It’s Wednesday and I’ve spent the last hour reading about messianic time, Benjamin’s thesis on the concept of history. On Monday at the desk at the library I read two stories, one by Cynthia Ozick and another by Antonya Nelson. I see today in looking up the correct spelling of Ozick’s name that the story I read was a famous one—“The Shawl,” which is also the name of a short book which contains that story and the novella continuing the story of one of the characters.

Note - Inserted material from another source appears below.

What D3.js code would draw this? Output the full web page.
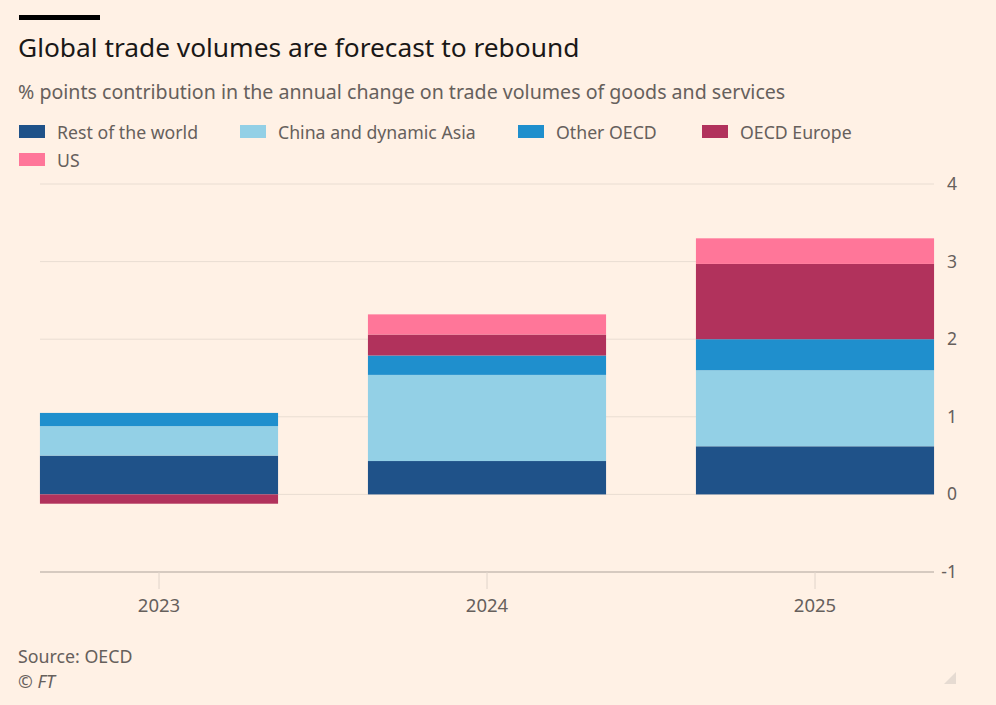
<!DOCTYPE html>
<html><head><meta charset="utf-8">
<script src="https://cdn.jsdelivr.net/npm/d3@7/dist/d3.min.js"></script>
<style>
html,body{margin:0;padding:0;background:#fff1e5;}
svg{display:block;font-family:"Noto Sans",Lato,sans-serif;}
</style></head>
<body>
<svg id="chart" width="996" height="705"></svg>
<script>
const years = ["2023","2024","2025"];
const seriesNames = ["Rest of the world","China and dynamic Asia","Other OECD","OECD Europe","US"];
const restOfWorld = [0.50, 0.43, 0.62];
const chinaAsia   = [0.38, 1.11, 0.98];
const otherOECD   = [0.17, 0.25, 0.40];
const oecdEurope  = [-0.12, 0.27, 0.97];
const us          = [0.00, 0.26, 0.33];
const yTicks = [-1, 0, 1, 2, 3, 4];
const colors = ["#1f5289","#93d0e6","#1f8fcd","#b1325c","#ff7699"];

const seriesValues = [restOfWorld, chinaAsia, otherOECD, oecdEurope, us];
const svg = d3.select("#chart");
svg.append("rect").attr("width",996).attr("height",705).attr("fill","#fff1e5");

// top bar
svg.append("rect").attr("x",19).attr("y",15).attr("width",81).attr("height",5).attr("fill","#000");
svg.append("text").attr("x",18).attr("y",57).attr("font-size",26.3).attr("fill","#1a1817")
  .text("Global trade volumes are forecast to rebound");
svg.append("text").attr("x",18).attr("y",99).attr("font-size",19.6).attr("fill","#66605c")
  .text("% points contribution in the annual change on trade volumes of goods and services");

// legend
const legendPos = [[19,125],[240,125],[518,125],[702,125],[19,153]];
seriesNames.forEach((n,i)=>{
  const g = svg.append("g").attr("transform",`translate(${legendPos[i][0]},${legendPos[i][1]})`);
  g.append("rect").attr("width",26).attr("height",13).attr("fill",colors[i]);
  g.append("text").attr("x",38).attr("y",13.5).attr("font-size",17.7).attr("fill","#66605c").text(n);
});

const y = d3.scaleLinear().domain([-1,4]).range([572,184]);
const x = d3.scaleBand().domain(years).range([-5,979]).paddingInner(0.274).paddingOuter(0.137);

// gridlines
svg.append("g").selectAll("line").data(yTicks.filter(t=>t!==-1)).join("line")
  .attr("x1",40).attr("x2",934).attr("y1",d=>y(d)).attr("y2",d=>y(d))
  .attr("stroke","#e9ddd2").attr("stroke-width",1);

// y labels
svg.append("g").selectAll("text").data(yTicks).join("text")
  .attr("x",957).attr("y",d=>y(d)+6).attr("text-anchor","end")
  .attr("font-size",17.5).attr("fill","#66605c").text(d=>d);

// stacks
const table = years.map((yr,i)=>{
  const o = {year:yr};
  seriesNames.forEach((n,k)=>o[n]=seriesValues[k][i]);
  return o;
});
const stack = d3.stack().keys(seriesNames).offset(d3.stackOffsetDiverging);
const layers = stack(table);
layers.forEach((layer,k)=>{
  svg.append("g").selectAll("rect").data(layer).join("rect")
    .attr("x",d=>x(d.data.year)).attr("width",x.bandwidth())
    .attr("y",d=>y(Math.max(d[0],d[1])))
    .attr("height",d=>Math.abs(y(d[0])-y(d[1])))
    .attr("fill",colors[k]);
});

// x axis line and ticks
svg.append("line").attr("x1",40).attr("x2",934).attr("y1",y(-1)).attr("y2",y(-1))
  .attr("stroke","#d6cac0").attr("stroke-width",2);
svg.append("g").selectAll("line").data(years).join("line")
  .attr("x1",d=>x(d)+x.bandwidth()/2).attr("x2",d=>x(d)+x.bandwidth()/2)
  .attr("y1",y(-1)).attr("y2",y(-1)+17).attr("stroke","#e0d4ca").attr("stroke-width",1);
svg.append("g").selectAll("text").data(years).join("text")
  .attr("x",d=>x(d)+x.bandwidth()/2).attr("y",612).attr("text-anchor","middle")
  .attr("font-size",18.5).attr("fill","#66605c").text(d=>d);

// footer
svg.append("text").attr("x",18).attr("y",663).attr("font-size",17.8).attr("fill","#66605c").text("Source: OECD");
svg.append("text").attr("x",18).attr("y",688).attr("font-size",17.8).attr("font-style","italic").attr("fill","#66605c").text("© FT");
svg.append("path").attr("d","M956,672 L956,684 L944,684 Z").attr("fill","#e6dbd2");
</script>
</body></html>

On Tuesday at lunch I told my friend Noor that this story, “The Shawl,” was a Noor story, without being able to, perhaps, entirely charactize what I meant by saying that, but thinking: recursive, poetic, mannered, redolent with meaning, and somehow not too twee. The story was about the holocaust and three women (two women and two children, placing the fourteen-year-old in both categories). A story about the holocaust is not a type of story that would traditionally interest me (because of the way these stories are typically told, a reassuring way, one that reinforces the bourgeois idea of the monstrosity of these events, unthinkable and utterly exceptional—which of course they are, even as they are also part of an unbroken chain of monstrous events stretching over vast chronological and geographic vistas).
Ozick’s story was not like that—in fact perhaps the opposite, just as the fourth part of Bolaño’s 2666 and his Nazi Literature in the Americas also present the opposite thesis, as well as, for Bolaño, so does The Savage Detectives and many of his short stories and novels.
On Monday something about Nelson’s story (“Naked Ladies”) bothered me. It was, of course, well-written, believable, in some respects unique, and in a style that made it easy to see why Lorrie Moore read it on a recent New Yorker fiction podcast (they have an affinity). The story was about a poor family attending to a rich one. I liked the things it had to say about domestic relationships, subtly radical as well as (perhaps) conventionally lazy, the latter because of the easy characterizations it seemed to make before an ending that redeemed the preceding (in terms of characterizations: a rotten husband to a fat woman, in love with the svelte or voluptuous female form chief among this story’s clichés).
But Nelson’s story also seemed, somehow, impossibly decadent, belonging too much to the century that it came from, and to a lazy erudition that I imagine of the readers (of The New Yorker) there; it seemed to miss, for me, the depth that Moore’s stories typically contain, a kind of depth that is I think also characteristic of Ozick and Bolaño and countless other authors: the feeling that at any moment you could be plunged into absolute darkness, placed at the edge of a yawning precipice from which you know no other way down than to jump (and knowing that that jump will not be easy but terrible).
Nelson’s story was decadent because it was too comfortable, content to note, for instance,the resentment of the catering staff as a mere detail, just as the vast grounds of the wealthy husband, the stacks of Playboys, and the poor father’s cramped studio were mere details. Content to provide a list of objects but not to interrogate the reasons for their arrangement. Content to inhabit but not to challenge. In other words, the story seems trapped in the discourse of its time, which is, why, perhaps, the collection it belongs to (and which was sent to me by a friend whose taste and judgment I trust!) has gone out of print. But I wonder, too, if it’s that discourse (because the story is far from bad, even far from totally conventional) which will “resurrect” the book for future readers in a time when challenging the contemporary moment will be somewhat less important than imagining ways to inhabit everything that the present has lost. (Although it is hard for me to imagine it—still—as ever offering more than the other works I have mentioned, which will remain, I think, for readers, in the present, even as the “events” they describe recede further and further into time.)